Tutto questo senza l’obbligo di mischiare o rendere incomprensibile un flusso delle indagini e una successione di eventi che - tolta qualche stonatura voluta, appunto, e qualche flashback - restano perfettamente comprensibili e ordinati sia a livello di tensione che di ritmo, sorretti da un'atmosfera gelida in sottofondo avente cadenza incessante e quindi assai utile ad impartire i toni.
Che tanto poi non è neppure così rilevante per Alfredson nascondere il suo assassino allo spettatore, anzi. Di cliché ne è carica la sua pellicola: di quei spaccati in cui vuole farti credere che il colpevole è uno perché è uno stronzo, o perché sta nascondendo qualcosa che noi abbiamo visto e gli altri no o comunque non possono provare. Però fa tutto parte del suo piano, lo sappiamo noi come lo sa lui che in queste trappole ormai non ci casca più nessuno, ed è per questo che c'è bisogno ne vengano preparate di nuove. Solo che per farlo, e per farlo con maestria, serve padronanza della macchina da presa, del linguaggio cinematografico; serve essere capaci di filtrare gli sguardi, di seminare apparenze artefatte come il serial killer dei pupazzi di neve semina chicchi di caffè: una pratica non alla portata di molti, ma soprattutto una pratica decisamente acuta e non di grande impatto come quella più antica e storica del colpo di scena.
Quello che, sostanzialmente, in "L'Uomo Di Neve" non è innescato, non c'è, proprio perché non è nella trama che il suo regista ha voluto mettere le sue energie: e a testimoniarlo è un finale che, se vogliamo, offre persino poca soddisfazione in termini di risoluzione e di sostanza.

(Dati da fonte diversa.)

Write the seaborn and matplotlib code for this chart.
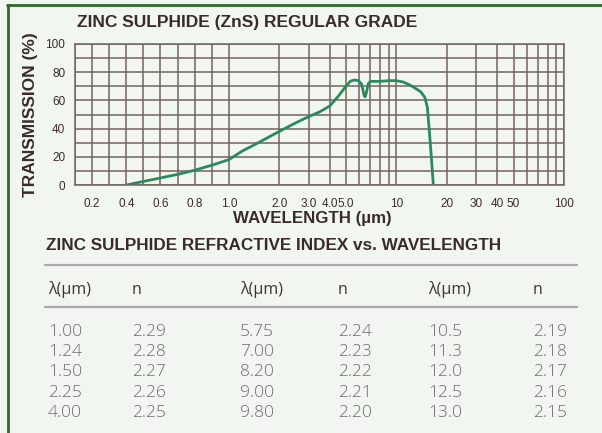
import numpy as np
import matplotlib
matplotlib.use("Agg")
import matplotlib.pyplot as plt
from matplotlib.lines import Line2D
import seaborn as sns

# ====================
# DATA
# ====================
wavelength_um = [0.40, 0.50, 0.60, 0.70, 0.80, 0.90, 1.00, 1.20, 1.50, 2.00, 2.50,
                 3.00, 3.50, 4.00, 4.50, 5.00, 5.30, 5.60, 5.95, 6.20, 6.40, 6.50,
                 6.60, 6.80, 7.00, 8.00, 9.00, 10.0, 11.0, 12.0, 13.0, 14.0, 14.8,
                 15.3, 15.8, 16.2, 16.6]
transmission_pct = [0.0, 2.5, 5.0, 7.5, 10.5, 14.0, 18.0, 24.0, 30.0, 38.0, 44.0,
                    48.5, 52.0, 56.0, 63.0, 70.0, 73.5, 74.5, 74.0, 71.5, 64.0, 62.5,
                    65.0, 72.0, 73.5, 73.5, 74.0, 74.0, 73.0, 71.0, 68.5, 66.0, 62.0,
                    55.0, 35.0, 18.0, 0.0]

x_ticks = [0.2, 0.4, 0.6, 0.8, 1.0, 2.0, 3.0, 4.0, 5.0, 10, 20, 30, 40, 50, 100]
x_tick_labels = ["0.2", "0.4", "0.6", "0.8", "1.0", "2.0", "3.0", "4.0", "5.0",
                 "10", "20", "30", "40", "50", "100"]
x_grid = [0.1, 0.3, 0.5, 0.7, 0.9, 6, 7, 8, 9, 60, 70, 80, 90]
y_ticks = [0, 20, 40, 60, 80, 100]
y_grid = [10, 30, 50, 70, 90]

table_headers = ["λ(µm)", "n", "λ(µm)", "n", "λ(µm)", "n"]
lambda_col1 = ["1.00", "1.24", "1.50", "2.25", "4.00"]
n_col1 = ["2.29", "2.28", "2.27", "2.26", "2.25"]
lambda_col2 = ["5.75", "7.00", "8.20", "9.00", "9.80"]
n_col2 = ["2.24", "2.23", "2.22", "2.21", "2.20"]
lambda_col3 = ["10.5", "11.3", "12.0", "12.5", "13.0"]
n_col3 = ["2.19", "2.18", "2.17", "2.16", "2.15"]

# ====================
# STYLE
# ====================
sns.set_style("white")
plt.rcParams['font.family'] = ['Liberation Sans', 'DejaVu Sans']

W, H = 602, 433
bg = "#f2f6f1"
grid_col = "#75625f"
text_dark = "#3a2b2b"
curve_col = "#2b8a5c"


def fx(px):
    return px / W


def fy(py):
    return 1 - py / H


# linear below 1 um, log above (as on the original chart paper)
A = 1.02


def fwd(x):
    x = np.asarray(x, dtype=float)
    return np.where(x < 1, (x - 1) * A, np.log10(np.clip(x, 1e-9, None)))


def inv(y):
    y = np.asarray(y, dtype=float)
    return np.where(y < 0, y / A + 1, 10 ** np.clip(y, -20, 20))


fig = plt.figure(figsize=(W / 100, H / 100), dpi=100, facecolor=bg)
ax = fig.add_axes([fx(75), fy(185), fx(564) - fx(75), fy(44) - fy(185)])
ax.set_facecolor(bg)
ax.set_xscale('function', functions=(fwd, inv))

sns.lineplot(x=wavelength_um, y=transmission_pct, ax=ax, color=curve_col,
             linewidth=2.0, sort=False)

ax.set_xlim(0.1, 100)
ax.set_ylim(0, 100)
ax.set_xticks(x_ticks)
ax.set_xticklabels(x_tick_labels)
ax.set_xticks(x_grid, minor=True)
ax.set_yticks(y_ticks)
ax.set_yticks(y_grid, minor=True)
ax.tick_params(which='both', length=0)
ax.tick_params(axis='x', pad=9, labelsize=8.5, labelcolor=text_dark)
ax.tick_params(axis='y', pad=7, labelsize=8.5, labelcolor=text_dark)
ax.grid(which='both', color=grid_col, linewidth=1.1)
ax.set_axisbelow(True)
for sp in ax.spines.values():
    sp.set_color(grid_col)
    sp.set_linewidth(1.1)
ax.set_xlabel("")
ax.set_ylabel("")

# titles and labels
fig.text(fx(77), fy(23), "ZINC SULPHIDE (ZnS) REGULAR GRADE", fontsize=12.5,
         fontweight='bold', color=text_dark, ha='left', va='center')
fig.text(fx(31), fy(115), "TRANSMISSION (%)", fontsize=12.5, fontweight='bold',
         color=text_dark, rotation=90, ha='center', va='center')
fig.text(fx(312), fy(218), "WAVELENGTH (µm)", fontsize=12.2, fontweight='bold',
         color=text_dark, ha='center', va='center')
fig.text(fx(46), fy(245), "ZINC SULPHIDE REFRACTIVE INDEX vs. WAVELENGTH",
         fontsize=12.3, fontweight='bold', color=text_dark, ha='left', va='center')

# table
for y in [265, 307]:
    fig.add_artist(Line2D([fx(45), fx(577)], [fy(y), fy(y)], color="#a8a8a8",
                          linewidth=1.6))

col_x = [48, 132, 240, 338, 428, 533]
for cx, head in zip(col_x, table_headers):
    fig.text(fx(cx), fy(290), head, fontsize=11.5, color="#3d3535",
             family=['Open Sans', 'DejaVu Sans'], ha='left', va='center')

columns = [lambda_col1, n_col1, lambda_col2, n_col2, lambda_col3, n_col3]
row_y = [332, 352, 372, 393, 413]
for cx, col in zip(col_x, columns):
    for ry, val in zip(row_y, col):
        fig.text(fx(cx), fy(ry), val, fontsize=12.5, color="#6c6c6c",
                 family=['Open Sans', 'DejaVu Sans'], fontweight='light',
                 ha='left', va='center')

# green frame on top and left
fig.add_artist(Line2D([fx(7), fx(602)], [fy(5), fy(5)], color="#2d6a2a", linewidth=2))
fig.add_artist(Line2D([fx(8), fx(8)], [fy(5), fy(433)], color="#2d6a2a", linewidth=2))

fig.savefig("out.png", dpi=100, facecolor=bg)
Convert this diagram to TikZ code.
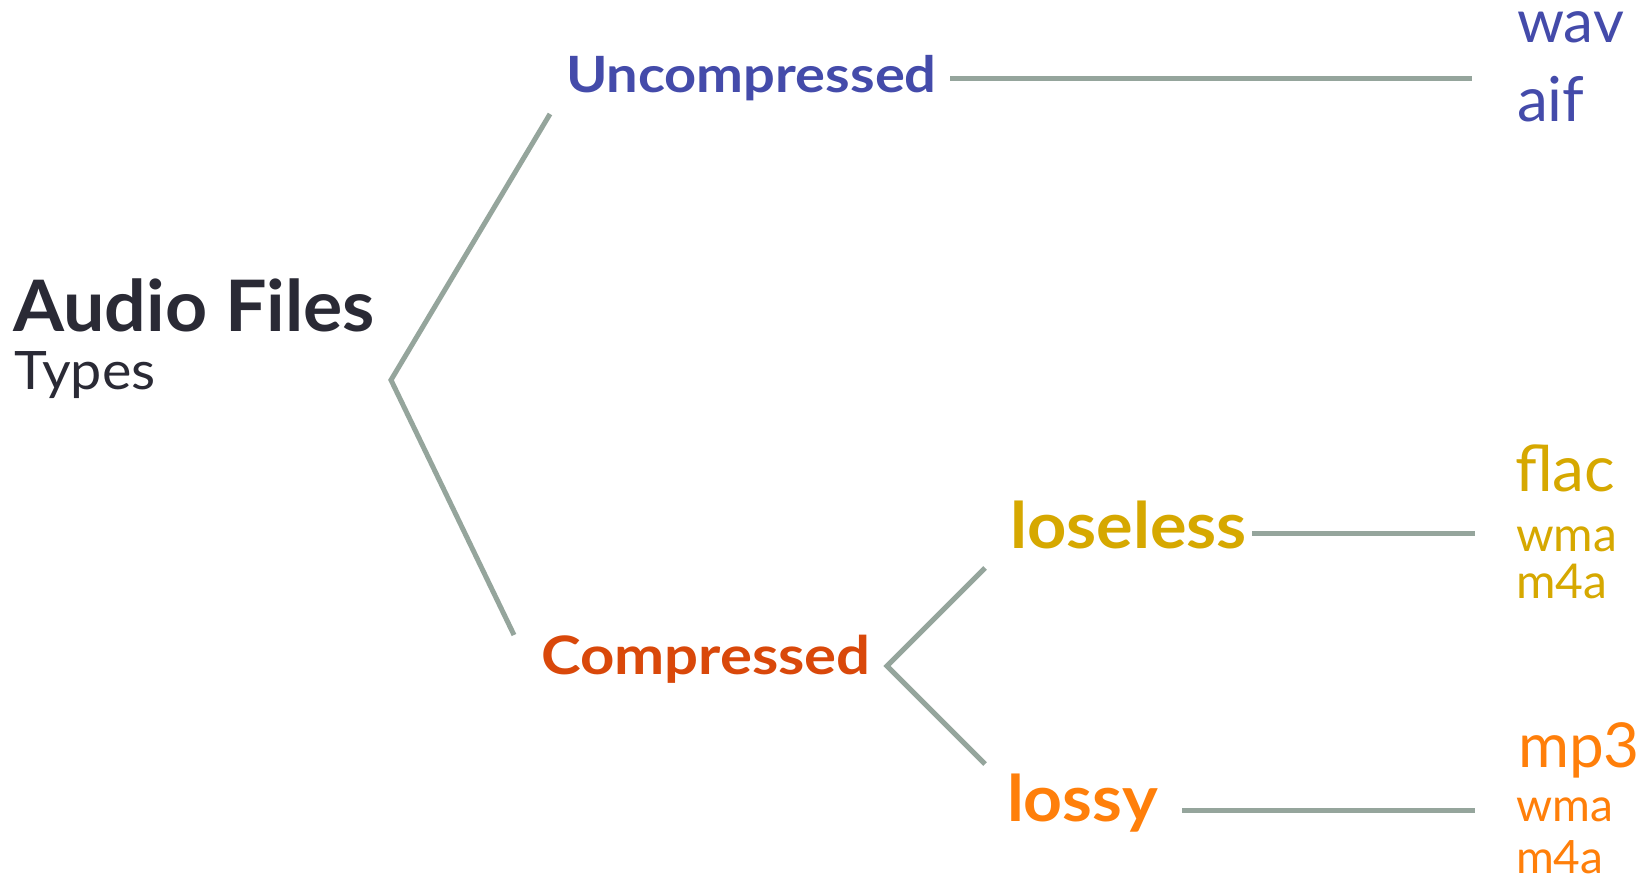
\documentclass[tikz,border=0pt]{standalone}
\usepackage{fontspec}
\setmainfont{Lato}
\definecolor{cdark}{HTML}{2A2A35}
\definecolor{cblue}{HTML}{444BAA}
\definecolor{ccomp}{HTML}{D9480A}
\definecolor{cgold}{HTML}{D6A800}
\definecolor{corange}{HTML}{FF7F0A}
\definecolor{cline}{HTML}{95A59C}
\begin{document}
\begin{tikzpicture}[x=1pt,y=-1pt,
  lbl/.style={anchor=base west,inner sep=0pt,outer sep=0pt},
  conn/.style={draw=cline,line width=5pt}]
\useasboundingbox (0,0) rectangle (1652,877);
\fill[white] (0,0) rectangle (1652,877);
% texts
\node[lbl,text=cdark,font=\fontsize{71}{71}\selectfont\bfseries] (audio) at (13,331) {\scalebox{1.035}[1]{Audio Files}};
\node[lbl,text=cdark,font=\fontsize{53}{53}\selectfont] (types) at (14,389) {\scalebox{1.05}[1]{Types}};
\node[lbl,text=cblue,font=\fontsize{50}{50}\selectfont\bfseries] (unc) at (566,93) {\scalebox{1.12}[1]{Uncompressed}};
\node[lbl,text=ccomp,font=\fontsize{53}{53}\selectfont\bfseries] (comp) at (541,674) {\scalebox{1.13}[1]{Compressed}};
\node[lbl,text=cgold,font=\fontsize{64}{64}\selectfont\bfseries] (losl) at (1010,548) {\scalebox{1.07}[1]{loseless}};
\node[lbl,text=corange,font=\fontsize{64}{64}\selectfont\bfseries] (lossy) at (1007,821) {\scalebox{1.06}[1]{lossy}};
\node[lbl,text=cblue,font=\fontsize{60}{60}\selectfont] (wav) at (1517,43) {wav};
\node[lbl,text=cblue,font=\fontsize{62}{62}\selectfont] (aif) at (1517,122) {aif};
\node[lbl,text=cgold,font=\fontsize{64}{64}\selectfont] (flac) at (1515,491) {flac};
\node[lbl,text=cgold,font=\fontsize{48}{48}\selectfont] (wma1) at (1516,551) {wma};
\node[lbl,text=cgold,font=\fontsize{48}{48}\selectfont] (m4a1) at (1516,598) {m4a};
\node[lbl,text=corange,font=\fontsize{62}{62}\selectfont] (mp3) at (1518,767) {mp3};
\node[lbl,text=corange,font=\fontsize{46}{46}\selectfont] (wma2) at (1516,821) {wma};
\node[lbl,text=corange,font=\fontsize{46}{46}\selectfont] (m4a2) at (1516,873) {m4a};
% connector points
\coordinate (root) at (391,380);
\coordinate (uncIn) at (550,114);
\coordinate (compIn) at (514,635);
\coordinate (uncOut) at (950,79);
\coordinate (uncEnd) at (1472,79);
\coordinate (compOut) at (887,666);
\coordinate (loslIn) at (985,568);
\coordinate (lossyIn) at (985,764);
\coordinate (loslOut) at (1252,533);
\coordinate (loslEnd) at (1475,533);
\coordinate (lossyOut) at (1182,810);
\coordinate (lossyEnd) at (1475,810);
\draw[conn] (uncIn) -- (root) -- (compIn);
\draw[conn] (uncOut) -- (uncEnd);
\draw[conn] (loslIn) -- (compOut) -- (lossyIn);
\draw[conn] (loslOut) -- (loslEnd);
\draw[conn] (lossyOut) -- (lossyEnd);
\end{tikzpicture}
\end{document}
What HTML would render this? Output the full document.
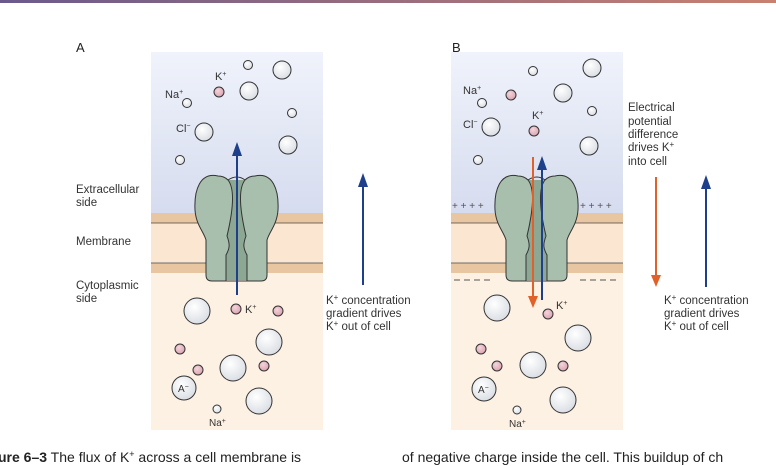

Un finale dove quelle finestre e quei specchi vanno man mano riducendosi toccando sempre più quota zero, visto e considerato che fisiologicamente i nodi devono venire al pettine, essere sciolti e perciò abbandonare quel livello superiore che per buona parte e con grande intelligenza Alfredson (ci) aveva velatamente imbastito, ridendo sornione.